News & Barn notes
Trainer Robert Falcone Hoping Late-Running Spirit And Glory Gets Pace To Run At In Sunday’s Miss Liberty Stakes
May 26, 2023
Trainer Robert Falcone Jr. said he was looking for a little break from the rigors of the NYRA year-round circuit when he decided to keep a string at Monmouth Park this summer for the first time.
So guess who happens to be waiting for him as he prepares to send out Spirit and Glory in Sunday’s $100,000 Miss Liberty Stakes, a mile and a sixteenth turf race for fillies and mares, 3 and up, that headlines the 11-race card?
Hall of Famer Todd Pletcher and four-time Eclipse Award winner Chad Brown, NYRA training superstars, have horses entered in the race as well.
“They’re everywhere. You can’t escape them,” the 29-year-old Falcone joked. “But it’s good. I like the competition. I’m looking forward to this race.”
Spirit and Glory, a 4-year-old filly bred in Ireland, will make her second start back since Falcone gave her a 2½-month break. She was fourth, beaten just three lengths, in her last start on April 16 in the Plenty of Grace Stakes at Aqueduct.
“She ran well that race,” said Falcone, a Brooklyn, N.Y. native. “Unfortunately, sometimes horses are very pace dependent, and she’s one of them. They walked around the track that day. She kicked into gear late but they kept going. When you go that slow you’re supposed to keep on. So she didn’t have a shot but she did close the gap.”
Though Spirit and Glory has won once at the Miss Liberty Stakes distance, Falcone says the longer the better for the daughter of Cotai Glory, who is owned by Michael Nentwiq, Michael Dubb, Beast Mode Racing, John Rochfort and Falcone.
“I have a lot of confidence in her. She’s a nice horse,” said Falcone. “I think she can be a graded stakes winner at some point. But I also think she needs more ground. The further they go the better she will be.”
Spirit and Glory won three of her eight starts a year ago, earning $205,010 – numbers that contributed to the best year Falcone has had since he took out his trainer’s license in 2014. He won 31 races and banked $1,810,749 – both personal bests — in 2022.
This year, he already has 20 wins from 90 starts, including a 2-1-0 line from his first four starters at Monmouth Park, where he has 18 horses. Falcone said he has an additional 50 horses stabled at Belmont Park.

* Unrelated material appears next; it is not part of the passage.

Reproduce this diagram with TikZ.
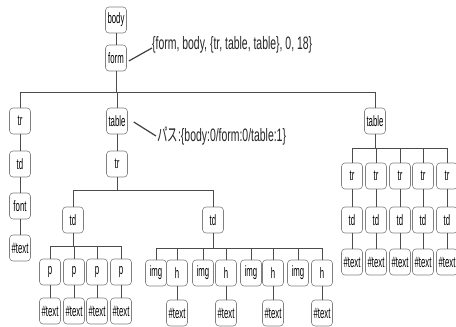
\documentclass[tikz,border=0pt]{standalone}
\usepackage{fontspec}
\newfontfamily\nodefont[FakeStretch=0.52]{Liberation Sans}
\newfontfamily\labfont[FakeStretch=0.58]{Liberation Sans}
\newfontfamily\jpfont[FakeStretch=0.58]{Noto Sans CJK JP}
\begin{document}
\begin{tikzpicture}[x=1pt,y=-1pt,
  dom/.style={draw=black!50, line width=0.6pt, rounded corners=3.5pt, fill=white,
    minimum width=21pt, minimum height=26pt, inner sep=1pt,
    font=\nodefont\fontsize{15}{16}\selectfont},
  edge/.style={draw=black!70, line width=0.6pt},
  note/.style={anchor=west, inner sep=0pt, text=black!85, font=\labfont\fontsize{18}{20}\selectfont},
  pointer/.style={draw=black!75, line width=1.2pt}]
\useasboundingbox (0,0) rectangle (456,327);

% bar heights of the tree levels
\coordinate (b1) at (0,92);
\coordinate (b2) at (0,190);
\coordinate (b3) at (0,246);
\coordinate (b4) at (0,248);
\coordinate (b5) at (0,148);

% top of the document
\node[dom] (body) at (116,20) {body};
\node[dom] (form) at (116,58) {form};
\draw[edge] (body) -- (form);

% first level below form
\node[dom] (trA)  at (20,121)  {tr};
\node[dom] (tabA) at (117,121) {table};
\node[dom] (tabB) at (375,121) {table};
\foreach \c in {trA,tabA,tabB}
  \draw[edge] (form.south) -- (form.south |- b1) -| (\c.north);

% left column
\node[dom] (tdA)   at (20,164) {td};
\node[dom] (fontA) at (20,206) {font};
\node[dom] (txA)   at (20,248) {\#text};
\draw[edge] (trA) -- (tdA) (tdA) -- (fontA) (fontA) -- (txA);

% middle table
\node[dom] (trB) at (117,164) {tr};
\draw[edge] (tabA) -- (trB);
\node[dom] (tdB) at (73,220)  {td};
\node[dom] (tdC) at (213,220) {td};
\foreach \c in {tdB,tdC}
  \draw[edge] (trB.south) -- (trB.south |- b2) -| (\c.north);

% paragraphs
\foreach \x [count=\i] in {50,74,97,121} {
  \node[dom] (p\i) at (\x,272) {p};
  \node[dom] (pt\i) at (\x,311) {\#text};
  \draw[edge] (tdB.south) -- (tdB.south |- b3) -| (p\i.north);
  \draw[edge] (p\i) -- (pt\i);
}

% images and headings
\foreach \xi/\xh [count=\i] in {156/177,203/226,251/273,298/322} {
  \node[dom] (im\i) at (\xi,273) {img};
  \node[dom] (h\i)  at (\xh,273) {h};
  \node[dom] (ht\i) at (\xh,313) {\#text};
  \draw[edge] (tdC.south) -- (tdC.south |- b4) -| (im\i.north);
  \draw[edge] (tdC.south) -- (tdC.south |- b4) -| (h\i.north);
  \draw[edge] (h\i) -- (ht\i);
}

% right table
\foreach \x [count=\i] in {352,376,400,423,447} {
  \node[dom] (rtr\i) at (\x,176) {tr};
  \node[dom] (rtd\i) at (\x,220) {td};
  \node[dom] (rtx\i) at (\x,262) {\#text};
  \draw[edge] (tabB.south) -- (tabB.south |- b5) -| (rtr\i.north);
  \draw[edge] (rtr\i) -- (rtd\i) (rtd\i) -- (rtx\i);
}

% annotations
\node[note] (lab1) at (152,45) {\{form, body, \{tr, table, table\}, 0, 18\}};
\draw[pointer] ([xshift=2pt,yshift=-3pt]form.east) -- ([yshift=-3pt]lab1.west);
\node[note] (lab2) at (157,136) {{\jpfont パス}:\{body:0/form:0/table:1\}};
\draw[pointer] ([xshift=6pt,yshift=-1pt]tabA.east) -- ([xshift=-1pt]lab2.west);
\end{tikzpicture}
\end{document}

“I’m very happy with the start to this year,” said Falcone. “Hopefully on Sunday there’s some speed in the race. I’m thinking that some of the horses going from dirt to turf may show some speed. We just don’t want one horse to walk around the track.”
Falcone’s career highlight to this point was winning the Grade 1 Malibu Stakes in 2016 with Mind Your Biscuits before the horse was transferred to another trainer.
It remains his only graded stakes victory, though not for lack of trying. Spirit and Glory, who won the Virginia Oaks at a mile and an eighth at Colonial Downs last year, has tried three graded stakes.
“That came early in my career but I definitely appreciated the accomplishment,” Falcone said. “Graded stakes win are hard to come by, especially when you’re competing year-round on the NYRA circuit. You’re going against the best of the best.
“It’s tough because I’m claiming horses and maybe we get a baby that we paid $75,000 or $100,000 for and you’re competing against people spending millions. But I definitely want to get another graded stakes win. I’ve been waiting a while for that second one.”
A field of seven is entered for the Miss Liberty, with Pletcher sending out Scotish Star – second in two straight graded stakes races – and Brown saddling Kalifornia Queen, who has raced just three times the past two years. But her past six starts have been against graded stakes company.